If you don’t remember, Beerworks was our seventh ever nacho review. We gave them a 23/40, which put them in the bottom ten. Spoiler alert: they’re probably going to stay there.
- Appearance: (4) These nachos try so hard to be colorful, but fail to achieve any glory since they are burnt beyond recognition. What could be multi-colored corn chips, orange shredded cheddar, and fresh tomatoes resemble nothing of their namesakes and are instead wan and depressingly beige.
- Quality: (5) High school home ec taught us that if you overcook something, it burns. Whoever the chef is at Beerworks must have failed out of that class because even after a YEAR of burning his nachos, he still makes them the same way. That is, poorly. We complained about this in November 2008, and nothing has changed. The cheese on this particular plate was burnt and flavorless. Lacking any gooieness whatsoever, the distribution suffered, and the entire mess was simply dry and dull. Though the foundation was fairly terrible, we did enjoy the kick from the jalepenos and found the chili quite tantalizing.

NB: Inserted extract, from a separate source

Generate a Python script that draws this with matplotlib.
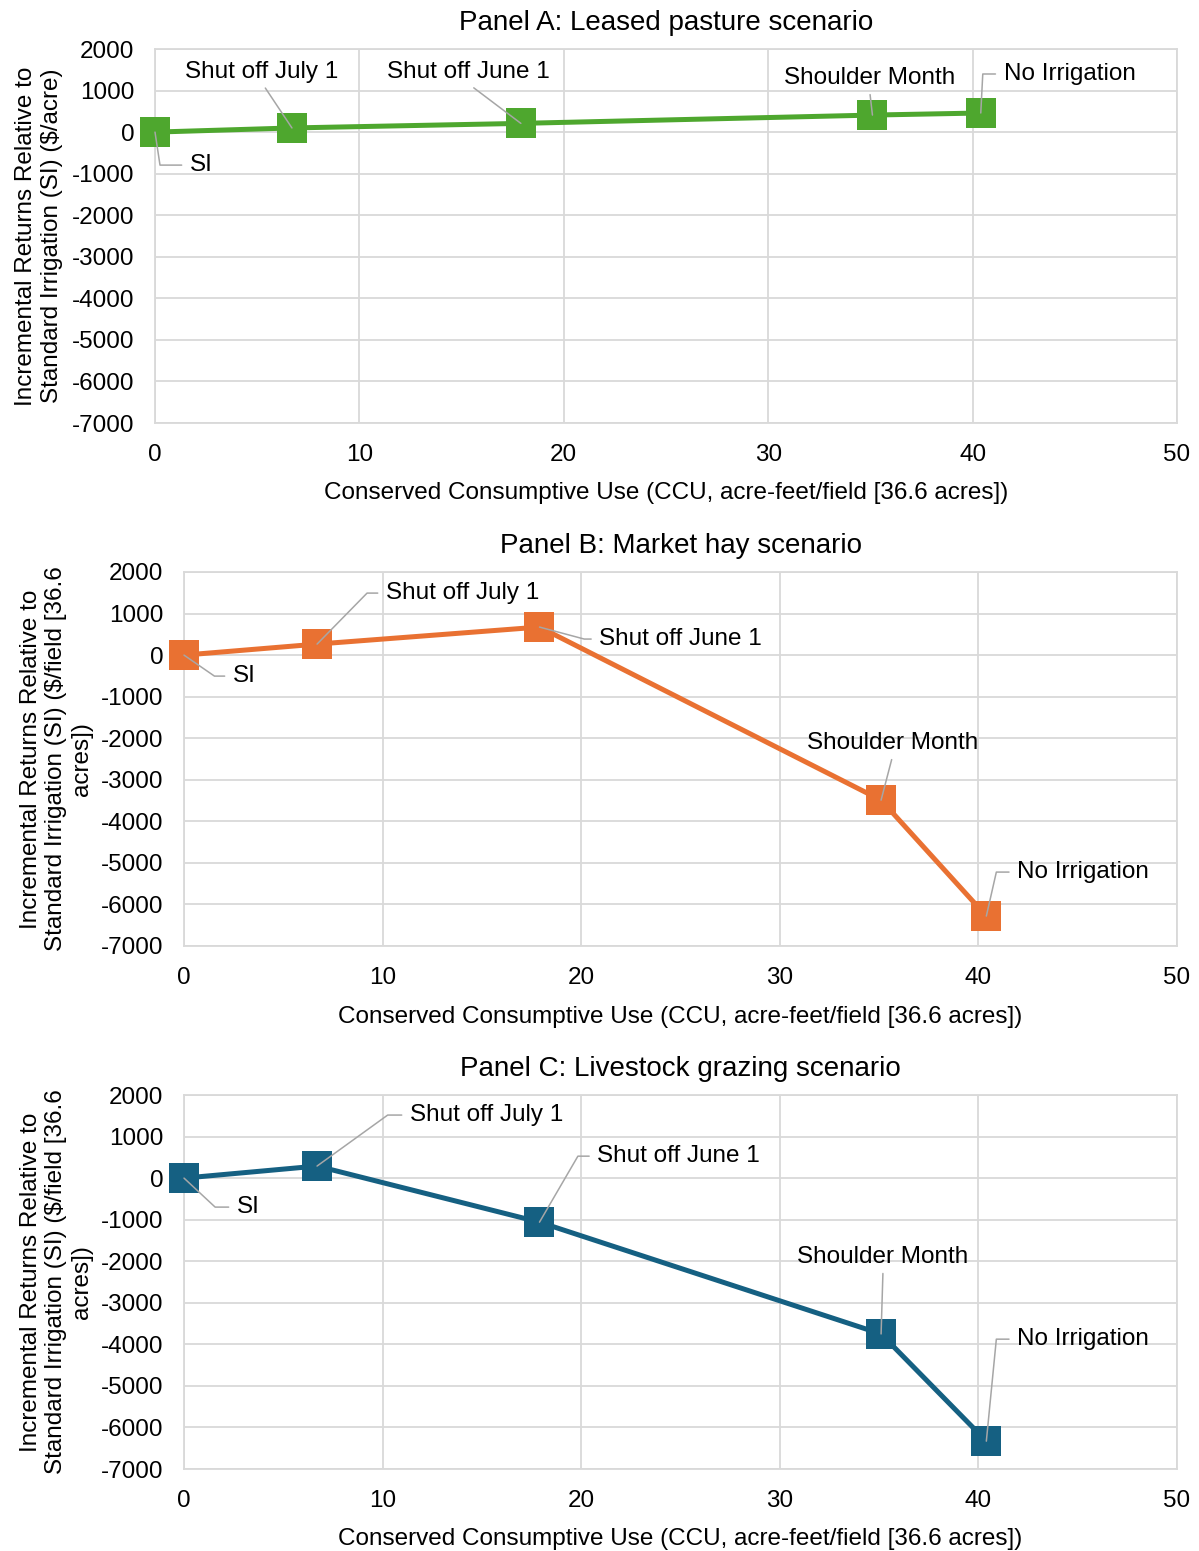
import math
import matplotlib
matplotlib.use("Agg")
import matplotlib.pyplot as plt

plt.rcParams["font.family"] = ["Liberation Sans", "DejaVu Sans"]

# Conserved consumptive use (acre-feet per 36.6-acre field) for each irrigation strategy
strategies = ["SI", "Shut off July 1", "Shut off June 1", "Shoulder Month", "No Irrigation"]
ccu = [0, 6.7, 17.9, 35.1, 40.4]

# Incremental returns relative to standard irrigation
returns_leased = [0, 100, 210, 410, 460]
returns_hay = [0, 265, 675, -3490, -6280]
returns_grazing = [0, 290, -1060, -3750, -6330]

x_ticks = [0, 10, 20, 30, 40, 50]
y_ticks = [2000, 1000, 0, -1000, -2000, -3000, -4000, -5000, -6000, -7000]

GREEN = "#4EA72E"
ORANGE = "#E97132"
BLUE = "#156082"
GRID = "#D9D9D9"
LEADER = "#A6A6A6"
FS = 17.5
TITLE_FS = 20

W, H = 1199, 1551
fig = plt.figure(figsize=(W / 100, H / 100), dpi=100)


def px_axes(left, top, right, bottom):
    return fig.add_axes([left / W, 1 - bottom / H, (right - left) / W, (bottom - top) / H])


def leader_label(ax, x, y, text, off, corner=None):
    """Data label placed at a pixel offset, joined to its point by a grey leader."""
    if corner is None:
        ax.annotate(text, xy=(x, y), xytext=off, textcoords="offset pixels",
                    ha="center", va="center", fontsize=FS, zorder=6,
                    arrowprops=dict(arrowstyle="-", color=LEADER, lw=1.1,
                                    relpos=(0.5, 0.0), shrinkA=2, shrinkB=0))
    else:
        ang = math.degrees(math.atan2(corner[1], corner[0]))
        ax.annotate(text, xy=(x, y), xytext=off, textcoords="offset pixels",
                    ha="left", va="center", fontsize=FS, zorder=6,
                    arrowprops=dict(arrowstyle="-", color=LEADER, lw=1.1,
                                    relpos=(0.0, 0.5), shrinkA=4, shrinkB=0,
                                    connectionstyle=f"angle,angleA=0,angleB={ang},rad=0"))


def panel(ax, values, color, title, ylabel, ylabel_right_px, labels):
    ax.plot(ccu, values, color=color, lw=3.6, marker="s", markersize=21,
            markeredgewidth=0, solid_joinstyle="miter", zorder=4, clip_on=False)
    ax.set_xlim(0, 50)
    ax.set_ylim(-7000, 2000)
    ax.set_xticks(x_ticks)
    ax.set_yticks(y_ticks)
    ax.set_yticklabels([str(v) for v in y_ticks])
    ax.tick_params(length=0, labelsize=FS, pad=15)
    ax.grid(True, color=GRID, lw=1.3)
    ax.set_axisbelow(True)
    for s in ax.spines.values():
        s.set_color(GRID)
        s.set_linewidth(1.3)
    ax.set_title(title, fontsize=TITLE_FS, pad=14)
    ax.set_xlabel("Conserved Consumptive Use (CCU, acre-feet/field [36.6 acres])",
                  fontsize=FS, labelpad=12)
    ax.set_ylabel(ylabel, fontsize=FS, linespacing=1.22)
    left_px = ax.get_position().x0 * W
    width_px = ax.get_position().width * W
    ax.yaxis.set_label_coords((ylabel_right_px - left_px) / width_px, 0.5)
    for (name, off, corner), xv, yv in zip(labels, ccu, values):
        leader_label(ax, xv, yv, name, off, corner)


ax_a = px_axes(155, 49, 1177, 423)
ax_b = px_axes(184, 572, 1177, 946)
ax_c = px_axes(184, 1095, 1177, 1469)

labels_a = [
    ("SI", (35, -33), (5, -33)),
    ("Shut off July 1", (-30, 56), None),
    ("Shut off June 1", (-53, 51), None),
    ("Shoulder Month", (-3, 37), None),
    ("No Irrigation", (23, 39), (2, 39)),
]
labels_b = [
    ("SI", (49, -21), (29, -20)),
    ("Shut off July 1", (69, 51), (50, 51)),
    ("Shut off June 1", (60, -12), (41, -11)),
    ("Shoulder Month", (12, 57), None),
    ("No Irrigation", (31, 44), (10, 44)),
]
labels_c = [
    ("SI", (53, -29), (29, -27)),
    ("Shut off July 1", (93, 51), (72, 52)),
    ("Shut off June 1", (58, 66), (39, 67)),
    ("Shoulder Month", (2, 77), None),
    ("No Irrigation", (31, 102), (10, 102)),
]

panel(ax_a, returns_leased, GREEN, "Panel A: Leased pasture scenario",
      "Incremental Returns Relative to\nStandard Irrigation (SI) ($/acre)", 63, labels_a)
panel(ax_b, returns_hay, ORANGE, "Panel B: Market hay scenario",
      "Incremental Returns Relative to\nStandard Irrigation (SI) ($/field [36.6\nacres])", 93, labels_b)
panel(ax_c, returns_grazing, BLUE, "Panel C: Livestock grazing scenario",
      "Incremental Returns Relative to\nStandard Irrigation (SI) ($/field [36.6\nacres])", 93, labels_c)

fig.savefig("out.png", dpi=100, facecolor="white")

- Distribution: (3.1) By simple virtue of wanting to put them above Fenway Park (Nacho Patrolling isn’t a science as much as an arbitrary race again the clogging of our arteries), we probably awarded the distribution 3.1 points higher than they deserved. Unsurprisingly, crispy cheese slivers don’t do a lot to whet one’s appetite. The sparse toppings clumped together onto three of four chips leaving the rest greasy and devoid of excitement. Sour cream and salsa were on the side, further compounding the problem of dryness. The nail in the coffin had to be the pile of chip crumblies at the bottom. Did they just dump out the bottom of the chip bag onto our plate? If we’re going to have naked chips, they might as well be FULL naked chips.

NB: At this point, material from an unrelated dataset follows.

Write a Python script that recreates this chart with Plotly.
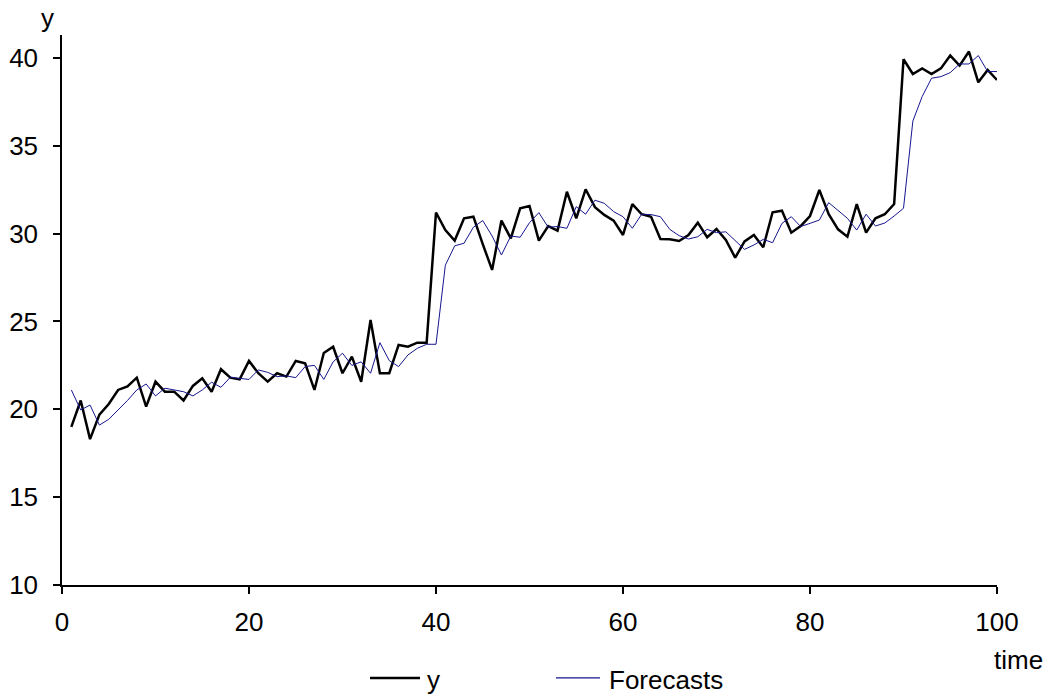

- Price: (6) $9 for an ugly mass of chips and brownish carbon; $3 each to add chili, chicken, steak, or guacamole. Whatever. It’s Fenway.
- Overall: 18.1/40
It seems fitting that Fenway Park and Beerworks should be nestled so closely together in the hierarchy of nacho disasters. They may be beloved relics in the Boston community, but perhaps it’s time for an upgrade.